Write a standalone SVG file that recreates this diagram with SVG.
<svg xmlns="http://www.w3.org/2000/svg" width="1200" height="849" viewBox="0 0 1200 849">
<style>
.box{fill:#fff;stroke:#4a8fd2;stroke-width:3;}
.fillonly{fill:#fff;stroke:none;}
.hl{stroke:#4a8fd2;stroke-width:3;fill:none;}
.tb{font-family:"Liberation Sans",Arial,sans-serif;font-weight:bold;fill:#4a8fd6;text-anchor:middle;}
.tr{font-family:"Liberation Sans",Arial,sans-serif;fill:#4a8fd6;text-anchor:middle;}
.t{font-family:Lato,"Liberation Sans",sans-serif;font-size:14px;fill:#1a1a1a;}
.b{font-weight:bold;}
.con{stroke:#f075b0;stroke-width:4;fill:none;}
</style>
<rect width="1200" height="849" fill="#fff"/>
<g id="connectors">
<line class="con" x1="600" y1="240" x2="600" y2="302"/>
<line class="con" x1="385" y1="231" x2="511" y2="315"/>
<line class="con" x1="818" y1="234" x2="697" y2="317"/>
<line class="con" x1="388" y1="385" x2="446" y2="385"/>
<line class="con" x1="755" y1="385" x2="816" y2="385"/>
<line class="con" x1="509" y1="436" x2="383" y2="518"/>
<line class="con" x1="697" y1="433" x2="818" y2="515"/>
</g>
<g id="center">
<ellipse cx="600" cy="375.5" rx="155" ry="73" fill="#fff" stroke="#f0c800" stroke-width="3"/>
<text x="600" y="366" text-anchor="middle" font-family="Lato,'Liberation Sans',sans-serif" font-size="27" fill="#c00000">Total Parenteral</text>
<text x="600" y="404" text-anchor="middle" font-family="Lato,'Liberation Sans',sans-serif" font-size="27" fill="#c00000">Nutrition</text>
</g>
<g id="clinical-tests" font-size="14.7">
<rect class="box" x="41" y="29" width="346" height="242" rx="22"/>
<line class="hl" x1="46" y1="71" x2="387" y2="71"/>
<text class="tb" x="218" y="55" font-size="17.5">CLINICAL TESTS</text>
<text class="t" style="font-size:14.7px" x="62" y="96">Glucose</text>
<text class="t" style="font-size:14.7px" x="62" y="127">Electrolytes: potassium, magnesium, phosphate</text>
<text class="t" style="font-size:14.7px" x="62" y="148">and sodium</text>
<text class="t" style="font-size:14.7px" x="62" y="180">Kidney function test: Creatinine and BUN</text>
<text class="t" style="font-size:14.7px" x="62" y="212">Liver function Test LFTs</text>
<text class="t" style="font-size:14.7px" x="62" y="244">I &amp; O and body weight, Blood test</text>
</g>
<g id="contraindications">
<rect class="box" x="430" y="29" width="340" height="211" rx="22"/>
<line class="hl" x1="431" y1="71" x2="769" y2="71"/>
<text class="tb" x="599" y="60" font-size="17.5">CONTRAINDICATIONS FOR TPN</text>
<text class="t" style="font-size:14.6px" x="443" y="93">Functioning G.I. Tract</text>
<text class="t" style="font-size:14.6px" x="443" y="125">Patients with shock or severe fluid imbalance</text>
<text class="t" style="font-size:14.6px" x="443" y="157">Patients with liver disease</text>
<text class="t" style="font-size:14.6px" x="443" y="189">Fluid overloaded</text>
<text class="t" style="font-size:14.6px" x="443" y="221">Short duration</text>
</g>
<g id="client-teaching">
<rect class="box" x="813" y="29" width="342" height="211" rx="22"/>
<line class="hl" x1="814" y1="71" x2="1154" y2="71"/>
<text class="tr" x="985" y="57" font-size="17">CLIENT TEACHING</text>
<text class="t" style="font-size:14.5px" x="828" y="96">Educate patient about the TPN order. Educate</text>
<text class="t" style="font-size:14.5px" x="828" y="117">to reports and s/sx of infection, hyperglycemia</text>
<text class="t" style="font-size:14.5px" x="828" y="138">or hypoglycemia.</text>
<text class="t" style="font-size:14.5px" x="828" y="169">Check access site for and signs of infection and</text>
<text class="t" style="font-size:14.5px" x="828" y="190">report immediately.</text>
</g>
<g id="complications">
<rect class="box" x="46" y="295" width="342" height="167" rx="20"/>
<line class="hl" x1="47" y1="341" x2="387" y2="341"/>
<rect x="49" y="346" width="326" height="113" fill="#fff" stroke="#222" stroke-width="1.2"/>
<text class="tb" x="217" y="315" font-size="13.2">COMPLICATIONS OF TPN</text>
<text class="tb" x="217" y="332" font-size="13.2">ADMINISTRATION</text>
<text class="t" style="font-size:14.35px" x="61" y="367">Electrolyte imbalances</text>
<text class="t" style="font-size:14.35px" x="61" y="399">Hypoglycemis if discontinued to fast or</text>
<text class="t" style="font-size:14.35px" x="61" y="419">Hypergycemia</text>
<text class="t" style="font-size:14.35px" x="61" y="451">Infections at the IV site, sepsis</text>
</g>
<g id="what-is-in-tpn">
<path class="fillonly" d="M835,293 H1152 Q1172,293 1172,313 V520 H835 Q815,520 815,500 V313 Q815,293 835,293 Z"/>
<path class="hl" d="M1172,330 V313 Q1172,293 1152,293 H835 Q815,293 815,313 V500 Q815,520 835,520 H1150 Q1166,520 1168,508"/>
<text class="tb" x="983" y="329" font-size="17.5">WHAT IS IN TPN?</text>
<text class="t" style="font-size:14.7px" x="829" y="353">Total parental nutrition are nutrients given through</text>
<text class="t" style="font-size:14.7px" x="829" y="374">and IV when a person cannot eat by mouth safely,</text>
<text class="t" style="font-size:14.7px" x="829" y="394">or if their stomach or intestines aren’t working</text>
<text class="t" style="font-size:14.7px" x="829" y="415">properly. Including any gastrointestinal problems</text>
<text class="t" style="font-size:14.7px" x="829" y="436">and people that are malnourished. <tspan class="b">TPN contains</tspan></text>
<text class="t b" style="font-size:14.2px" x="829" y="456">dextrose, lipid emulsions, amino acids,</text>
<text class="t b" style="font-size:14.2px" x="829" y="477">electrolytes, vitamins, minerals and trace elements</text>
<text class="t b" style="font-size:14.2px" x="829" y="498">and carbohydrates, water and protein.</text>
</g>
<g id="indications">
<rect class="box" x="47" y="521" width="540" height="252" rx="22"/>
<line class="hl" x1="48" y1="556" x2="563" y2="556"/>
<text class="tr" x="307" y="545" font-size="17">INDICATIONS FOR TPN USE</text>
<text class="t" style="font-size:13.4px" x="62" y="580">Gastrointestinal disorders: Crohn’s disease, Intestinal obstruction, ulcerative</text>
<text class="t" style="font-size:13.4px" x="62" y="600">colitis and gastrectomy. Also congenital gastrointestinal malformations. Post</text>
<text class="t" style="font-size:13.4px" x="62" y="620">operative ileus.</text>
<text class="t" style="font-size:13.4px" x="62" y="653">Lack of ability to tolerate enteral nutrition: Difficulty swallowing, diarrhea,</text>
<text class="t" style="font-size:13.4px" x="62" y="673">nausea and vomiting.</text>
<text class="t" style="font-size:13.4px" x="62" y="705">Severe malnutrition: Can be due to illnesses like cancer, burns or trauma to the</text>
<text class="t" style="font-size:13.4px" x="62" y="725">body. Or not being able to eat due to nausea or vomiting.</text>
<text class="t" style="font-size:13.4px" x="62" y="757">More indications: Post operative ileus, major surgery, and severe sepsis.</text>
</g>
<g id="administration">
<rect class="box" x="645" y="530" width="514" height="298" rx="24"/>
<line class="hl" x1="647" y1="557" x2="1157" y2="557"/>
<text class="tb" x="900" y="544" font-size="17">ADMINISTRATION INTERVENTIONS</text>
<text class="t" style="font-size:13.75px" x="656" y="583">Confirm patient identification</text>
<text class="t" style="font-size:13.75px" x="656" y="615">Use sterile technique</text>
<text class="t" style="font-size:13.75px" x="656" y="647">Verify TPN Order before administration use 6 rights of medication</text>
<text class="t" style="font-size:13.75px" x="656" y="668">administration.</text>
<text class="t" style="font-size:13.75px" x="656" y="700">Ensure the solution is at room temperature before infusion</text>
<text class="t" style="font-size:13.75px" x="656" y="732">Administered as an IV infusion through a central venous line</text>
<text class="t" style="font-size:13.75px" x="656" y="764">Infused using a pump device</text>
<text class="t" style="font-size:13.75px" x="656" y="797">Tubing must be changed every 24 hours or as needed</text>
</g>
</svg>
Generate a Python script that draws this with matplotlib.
--*--
→ WHAT TO DO
Show all lines from the records above where the word "with" occurs.

→ OUTPUT OF THE EXERCISE
Write a standalone SVG file that recreates this diagram with SVG.
<text class="t" style="font-size:14.6px" x="443" y="125">Patients with shock or severe fluid imbalance</text>
<text class="t" style="font-size:14.6px" x="443" y="157">Patients with liver disease</text>
Generate a Python script that draws this with matplotlib.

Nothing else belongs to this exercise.